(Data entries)
^^^^^^^^

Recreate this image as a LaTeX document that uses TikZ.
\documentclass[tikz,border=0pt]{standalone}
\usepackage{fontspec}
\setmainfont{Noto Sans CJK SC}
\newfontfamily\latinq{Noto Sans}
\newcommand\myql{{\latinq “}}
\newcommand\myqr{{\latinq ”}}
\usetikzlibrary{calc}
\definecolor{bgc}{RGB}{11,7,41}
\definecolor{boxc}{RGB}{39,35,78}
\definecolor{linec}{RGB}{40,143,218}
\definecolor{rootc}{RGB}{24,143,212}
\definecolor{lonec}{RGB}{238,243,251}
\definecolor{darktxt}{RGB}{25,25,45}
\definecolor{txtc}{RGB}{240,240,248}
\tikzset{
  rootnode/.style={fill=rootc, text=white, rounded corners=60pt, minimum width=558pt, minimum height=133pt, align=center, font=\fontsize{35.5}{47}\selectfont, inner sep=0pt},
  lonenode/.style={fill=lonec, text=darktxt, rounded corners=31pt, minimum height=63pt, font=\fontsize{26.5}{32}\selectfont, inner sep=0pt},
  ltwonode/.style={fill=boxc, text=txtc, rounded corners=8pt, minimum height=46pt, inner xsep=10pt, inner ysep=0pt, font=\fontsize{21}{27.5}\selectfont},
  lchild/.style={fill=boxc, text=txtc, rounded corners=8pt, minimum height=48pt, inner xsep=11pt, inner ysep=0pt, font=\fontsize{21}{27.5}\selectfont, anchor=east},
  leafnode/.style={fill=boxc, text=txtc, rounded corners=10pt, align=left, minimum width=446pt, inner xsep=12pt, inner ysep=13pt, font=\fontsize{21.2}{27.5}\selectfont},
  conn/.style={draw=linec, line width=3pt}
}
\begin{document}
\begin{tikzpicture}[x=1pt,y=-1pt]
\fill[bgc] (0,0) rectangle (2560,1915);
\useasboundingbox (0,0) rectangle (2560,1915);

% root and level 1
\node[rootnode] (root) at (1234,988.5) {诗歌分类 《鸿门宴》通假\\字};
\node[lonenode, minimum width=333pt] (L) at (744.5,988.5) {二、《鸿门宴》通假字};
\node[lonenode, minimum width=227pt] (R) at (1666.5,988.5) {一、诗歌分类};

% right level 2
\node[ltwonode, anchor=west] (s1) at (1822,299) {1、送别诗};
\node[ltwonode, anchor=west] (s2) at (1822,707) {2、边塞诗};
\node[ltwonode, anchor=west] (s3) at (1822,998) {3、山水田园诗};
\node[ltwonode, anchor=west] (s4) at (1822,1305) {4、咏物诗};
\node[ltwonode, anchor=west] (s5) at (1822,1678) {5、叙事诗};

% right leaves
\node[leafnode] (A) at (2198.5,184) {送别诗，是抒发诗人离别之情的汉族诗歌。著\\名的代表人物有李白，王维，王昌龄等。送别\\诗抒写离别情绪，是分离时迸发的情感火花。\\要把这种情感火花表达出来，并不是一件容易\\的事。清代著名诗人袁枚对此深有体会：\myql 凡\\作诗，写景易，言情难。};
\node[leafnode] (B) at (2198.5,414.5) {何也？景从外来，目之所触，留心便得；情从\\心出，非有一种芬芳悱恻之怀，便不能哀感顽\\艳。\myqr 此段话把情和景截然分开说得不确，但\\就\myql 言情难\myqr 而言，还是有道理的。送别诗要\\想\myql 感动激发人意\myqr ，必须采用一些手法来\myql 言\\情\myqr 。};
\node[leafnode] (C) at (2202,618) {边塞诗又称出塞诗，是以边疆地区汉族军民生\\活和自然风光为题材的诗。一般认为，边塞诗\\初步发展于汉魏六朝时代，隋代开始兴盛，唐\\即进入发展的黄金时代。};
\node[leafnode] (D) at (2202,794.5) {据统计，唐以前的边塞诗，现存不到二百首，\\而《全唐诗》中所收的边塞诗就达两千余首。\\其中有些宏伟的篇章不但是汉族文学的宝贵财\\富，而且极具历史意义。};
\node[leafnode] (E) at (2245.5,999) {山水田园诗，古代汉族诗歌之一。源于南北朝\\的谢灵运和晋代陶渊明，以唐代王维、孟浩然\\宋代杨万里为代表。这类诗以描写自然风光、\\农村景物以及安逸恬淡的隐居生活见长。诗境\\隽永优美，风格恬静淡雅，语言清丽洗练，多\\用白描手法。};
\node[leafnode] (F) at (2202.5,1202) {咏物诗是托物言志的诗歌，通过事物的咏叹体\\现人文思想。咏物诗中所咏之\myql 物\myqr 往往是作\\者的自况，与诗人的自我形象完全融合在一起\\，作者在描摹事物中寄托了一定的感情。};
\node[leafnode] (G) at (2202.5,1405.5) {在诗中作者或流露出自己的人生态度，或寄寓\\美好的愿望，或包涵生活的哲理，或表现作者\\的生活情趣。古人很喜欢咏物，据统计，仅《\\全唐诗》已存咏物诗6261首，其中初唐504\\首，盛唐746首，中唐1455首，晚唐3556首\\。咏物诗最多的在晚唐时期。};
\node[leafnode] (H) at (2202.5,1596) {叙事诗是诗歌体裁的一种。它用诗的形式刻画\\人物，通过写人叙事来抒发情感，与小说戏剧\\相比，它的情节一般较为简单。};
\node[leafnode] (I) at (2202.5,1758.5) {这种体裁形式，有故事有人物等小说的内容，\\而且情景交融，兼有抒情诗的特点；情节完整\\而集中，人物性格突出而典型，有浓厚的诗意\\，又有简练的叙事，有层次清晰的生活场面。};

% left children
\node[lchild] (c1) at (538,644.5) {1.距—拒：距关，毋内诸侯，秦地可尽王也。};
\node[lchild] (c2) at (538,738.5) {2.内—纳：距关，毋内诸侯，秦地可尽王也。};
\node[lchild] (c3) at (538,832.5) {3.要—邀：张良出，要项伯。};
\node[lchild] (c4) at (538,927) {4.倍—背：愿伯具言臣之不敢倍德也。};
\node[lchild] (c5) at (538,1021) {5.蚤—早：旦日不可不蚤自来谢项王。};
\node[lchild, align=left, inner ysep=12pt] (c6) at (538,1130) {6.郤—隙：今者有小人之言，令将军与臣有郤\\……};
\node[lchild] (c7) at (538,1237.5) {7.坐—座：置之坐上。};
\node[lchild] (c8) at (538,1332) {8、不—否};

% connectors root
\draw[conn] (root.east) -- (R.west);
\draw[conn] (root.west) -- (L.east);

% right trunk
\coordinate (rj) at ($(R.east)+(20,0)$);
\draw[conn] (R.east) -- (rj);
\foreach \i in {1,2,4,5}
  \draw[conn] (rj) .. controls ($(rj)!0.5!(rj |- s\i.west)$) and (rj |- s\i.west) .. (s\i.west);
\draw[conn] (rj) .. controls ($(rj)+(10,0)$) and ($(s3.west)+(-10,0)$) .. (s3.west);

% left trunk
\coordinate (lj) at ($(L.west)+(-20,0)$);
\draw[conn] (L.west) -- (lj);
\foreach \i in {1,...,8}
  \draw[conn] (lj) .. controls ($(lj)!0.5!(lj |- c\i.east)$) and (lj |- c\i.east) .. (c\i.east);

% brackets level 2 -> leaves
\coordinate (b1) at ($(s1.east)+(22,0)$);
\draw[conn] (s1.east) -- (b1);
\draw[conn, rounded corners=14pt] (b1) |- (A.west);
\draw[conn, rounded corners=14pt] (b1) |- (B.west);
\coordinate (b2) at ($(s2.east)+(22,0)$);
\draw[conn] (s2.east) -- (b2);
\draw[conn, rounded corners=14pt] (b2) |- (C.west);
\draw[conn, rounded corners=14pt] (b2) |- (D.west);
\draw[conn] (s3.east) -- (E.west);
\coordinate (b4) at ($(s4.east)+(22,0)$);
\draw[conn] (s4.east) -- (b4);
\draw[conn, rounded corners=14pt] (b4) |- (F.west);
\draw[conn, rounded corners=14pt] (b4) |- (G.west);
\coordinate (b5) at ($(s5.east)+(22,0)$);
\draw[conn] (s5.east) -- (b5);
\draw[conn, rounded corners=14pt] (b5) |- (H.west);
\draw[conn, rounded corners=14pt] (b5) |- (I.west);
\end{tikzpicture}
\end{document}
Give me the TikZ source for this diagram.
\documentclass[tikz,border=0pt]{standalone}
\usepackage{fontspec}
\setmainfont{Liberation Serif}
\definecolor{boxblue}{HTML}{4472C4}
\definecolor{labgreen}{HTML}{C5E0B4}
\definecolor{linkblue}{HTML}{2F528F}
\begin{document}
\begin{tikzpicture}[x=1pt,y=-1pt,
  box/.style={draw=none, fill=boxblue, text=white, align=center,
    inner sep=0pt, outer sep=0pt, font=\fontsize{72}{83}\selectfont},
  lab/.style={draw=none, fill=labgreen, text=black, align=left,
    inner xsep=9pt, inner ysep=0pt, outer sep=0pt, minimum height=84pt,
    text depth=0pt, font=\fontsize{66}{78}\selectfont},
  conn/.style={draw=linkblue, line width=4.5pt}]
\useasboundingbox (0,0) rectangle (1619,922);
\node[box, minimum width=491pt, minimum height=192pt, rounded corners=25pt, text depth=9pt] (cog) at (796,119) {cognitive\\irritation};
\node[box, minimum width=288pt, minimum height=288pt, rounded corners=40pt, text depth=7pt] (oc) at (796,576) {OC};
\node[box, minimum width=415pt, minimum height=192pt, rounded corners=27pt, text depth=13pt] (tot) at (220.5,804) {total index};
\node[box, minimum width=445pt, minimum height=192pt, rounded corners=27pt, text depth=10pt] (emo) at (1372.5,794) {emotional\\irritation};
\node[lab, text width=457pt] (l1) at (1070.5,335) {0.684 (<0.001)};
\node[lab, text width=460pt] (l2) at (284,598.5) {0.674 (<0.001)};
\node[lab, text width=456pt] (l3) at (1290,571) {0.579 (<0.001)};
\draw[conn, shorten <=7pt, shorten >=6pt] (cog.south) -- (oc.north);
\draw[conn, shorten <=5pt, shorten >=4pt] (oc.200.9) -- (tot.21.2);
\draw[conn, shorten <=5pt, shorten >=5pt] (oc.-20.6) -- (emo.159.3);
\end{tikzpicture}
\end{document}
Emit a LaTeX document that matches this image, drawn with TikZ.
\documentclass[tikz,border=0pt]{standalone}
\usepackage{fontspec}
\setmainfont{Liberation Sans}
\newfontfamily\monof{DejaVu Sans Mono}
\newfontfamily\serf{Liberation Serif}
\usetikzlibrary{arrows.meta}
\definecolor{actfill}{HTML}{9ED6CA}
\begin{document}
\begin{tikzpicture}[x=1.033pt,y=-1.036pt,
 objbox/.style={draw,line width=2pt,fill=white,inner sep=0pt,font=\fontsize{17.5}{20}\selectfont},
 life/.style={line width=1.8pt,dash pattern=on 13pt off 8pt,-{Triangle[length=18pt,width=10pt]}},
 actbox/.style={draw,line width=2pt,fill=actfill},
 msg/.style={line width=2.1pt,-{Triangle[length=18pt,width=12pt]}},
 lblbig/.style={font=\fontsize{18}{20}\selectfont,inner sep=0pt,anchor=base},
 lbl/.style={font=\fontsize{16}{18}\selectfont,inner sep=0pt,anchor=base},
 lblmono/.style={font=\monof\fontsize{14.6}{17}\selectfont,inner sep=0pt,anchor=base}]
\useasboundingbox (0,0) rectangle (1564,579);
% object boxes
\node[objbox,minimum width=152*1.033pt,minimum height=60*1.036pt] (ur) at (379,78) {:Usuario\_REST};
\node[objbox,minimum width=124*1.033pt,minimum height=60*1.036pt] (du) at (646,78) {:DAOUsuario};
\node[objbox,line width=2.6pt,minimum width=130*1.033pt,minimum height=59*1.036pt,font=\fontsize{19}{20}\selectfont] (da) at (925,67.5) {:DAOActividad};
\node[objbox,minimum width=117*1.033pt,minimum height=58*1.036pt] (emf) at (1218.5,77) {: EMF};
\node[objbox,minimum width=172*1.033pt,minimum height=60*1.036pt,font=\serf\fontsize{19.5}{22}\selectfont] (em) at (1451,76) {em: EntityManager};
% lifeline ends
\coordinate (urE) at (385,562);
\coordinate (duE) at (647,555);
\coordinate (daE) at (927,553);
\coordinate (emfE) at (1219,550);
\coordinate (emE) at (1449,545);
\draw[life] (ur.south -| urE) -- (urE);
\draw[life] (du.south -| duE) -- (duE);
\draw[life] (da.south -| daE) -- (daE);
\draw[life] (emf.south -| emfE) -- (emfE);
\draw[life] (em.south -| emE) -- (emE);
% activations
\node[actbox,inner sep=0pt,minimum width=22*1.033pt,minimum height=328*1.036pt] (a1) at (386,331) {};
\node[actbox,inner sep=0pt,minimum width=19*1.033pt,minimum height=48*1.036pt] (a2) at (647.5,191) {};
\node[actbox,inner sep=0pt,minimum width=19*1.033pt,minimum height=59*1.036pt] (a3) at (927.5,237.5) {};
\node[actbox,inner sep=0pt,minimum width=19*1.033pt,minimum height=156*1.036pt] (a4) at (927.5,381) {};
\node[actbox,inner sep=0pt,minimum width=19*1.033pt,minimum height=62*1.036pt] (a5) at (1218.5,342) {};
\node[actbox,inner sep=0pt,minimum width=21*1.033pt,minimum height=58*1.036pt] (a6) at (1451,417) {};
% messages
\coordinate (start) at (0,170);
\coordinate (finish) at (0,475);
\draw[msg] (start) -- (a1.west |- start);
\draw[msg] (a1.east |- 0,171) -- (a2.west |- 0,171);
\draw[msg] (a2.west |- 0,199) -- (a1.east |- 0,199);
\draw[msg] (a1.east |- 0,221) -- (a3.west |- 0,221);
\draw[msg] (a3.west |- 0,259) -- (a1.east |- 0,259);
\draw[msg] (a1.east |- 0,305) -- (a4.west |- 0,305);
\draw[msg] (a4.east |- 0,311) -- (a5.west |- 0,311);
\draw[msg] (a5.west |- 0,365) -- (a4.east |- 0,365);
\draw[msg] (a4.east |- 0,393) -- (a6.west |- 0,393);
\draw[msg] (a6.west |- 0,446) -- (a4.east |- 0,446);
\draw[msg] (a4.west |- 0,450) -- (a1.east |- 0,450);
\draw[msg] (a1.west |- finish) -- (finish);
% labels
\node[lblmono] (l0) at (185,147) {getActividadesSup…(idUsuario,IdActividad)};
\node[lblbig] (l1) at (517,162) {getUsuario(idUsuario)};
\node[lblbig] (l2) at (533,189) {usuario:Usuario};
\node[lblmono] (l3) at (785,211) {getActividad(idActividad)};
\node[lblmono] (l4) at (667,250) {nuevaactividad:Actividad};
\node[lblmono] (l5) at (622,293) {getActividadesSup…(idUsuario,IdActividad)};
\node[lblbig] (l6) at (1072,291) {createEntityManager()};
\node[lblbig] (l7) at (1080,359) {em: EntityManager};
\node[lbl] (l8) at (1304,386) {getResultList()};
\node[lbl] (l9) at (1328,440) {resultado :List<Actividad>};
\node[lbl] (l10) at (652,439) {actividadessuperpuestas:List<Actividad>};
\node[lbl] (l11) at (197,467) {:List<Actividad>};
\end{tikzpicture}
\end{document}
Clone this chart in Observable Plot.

^^^^^^^^

• **Task brief**
Quote every line from the beginning of the entries up to and including the line that contains "anchor=west] (s5) at".

• **Exercise output**
Recreate this image as a LaTeX document that uses TikZ.
\documentclass[tikz,border=0pt]{standalone}
\usepackage{fontspec}
\setmainfont{Noto Sans CJK SC}
\newfontfamily\latinq{Noto Sans}
\newcommand\myql{{\latinq “}}
\newcommand\myqr{{\latinq ”}}
\usetikzlibrary{calc}
\definecolor{bgc}{RGB}{11,7,41}
\definecolor{boxc}{RGB}{39,35,78}
\definecolor{linec}{RGB}{40,143,218}
\definecolor{rootc}{RGB}{24,143,212}
\definecolor{lonec}{RGB}{238,243,251}
\definecolor{darktxt}{RGB}{25,25,45}
\definecolor{txtc}{RGB}{240,240,248}
\tikzset{
  rootnode/.style={fill=rootc, text=white, rounded corners=60pt, minimum width=558pt, minimum height=133pt, align=center, font=\fontsize{35.5}{47}\selectfont, inner sep=0pt},
  lonenode/.style={fill=lonec, text=darktxt, rounded corners=31pt, minimum height=63pt, font=\fontsize{26.5}{32}\selectfont, inner sep=0pt},
  ltwonode/.style={fill=boxc, text=txtc, rounded corners=8pt, minimum height=46pt, inner xsep=10pt, inner ysep=0pt, font=\fontsize{21}{27.5}\selectfont},
  lchild/.style={fill=boxc, text=txtc, rounded corners=8pt, minimum height=48pt, inner xsep=11pt, inner ysep=0pt, font=\fontsize{21}{27.5}\selectfont, anchor=east},
  leafnode/.style={fill=boxc, text=txtc, rounded corners=10pt, align=left, minimum width=446pt, inner xsep=12pt, inner ysep=13pt, font=\fontsize{21.2}{27.5}\selectfont},
  conn/.style={draw=linec, line width=3pt}
}
\begin{document}
\begin{tikzpicture}[x=1pt,y=-1pt]
\fill[bgc] (0,0) rectangle (2560,1915);
\useasboundingbox (0,0) rectangle (2560,1915);

% root and level 1
\node[rootnode] (root) at (1234,988.5) {诗歌分类 《鸿门宴》通假\\字};
\node[lonenode, minimum width=333pt] (L) at (744.5,988.5) {二、《鸿门宴》通假字};
\node[lonenode, minimum width=227pt] (R) at (1666.5,988.5) {一、诗歌分类};

% right level 2
\node[ltwonode, anchor=west] (s1) at (1822,299) {1、送别诗};
\node[ltwonode, anchor=west] (s2) at (1822,707) {2、边塞诗};
\node[ltwonode, anchor=west] (s3) at (1822,998) {3、山水田园诗};
\node[ltwonode, anchor=west] (s4) at (1822,1305) {4、咏物诗};
\node[ltwonode, anchor=west] (s5) at (1822,1678) {5、叙事诗};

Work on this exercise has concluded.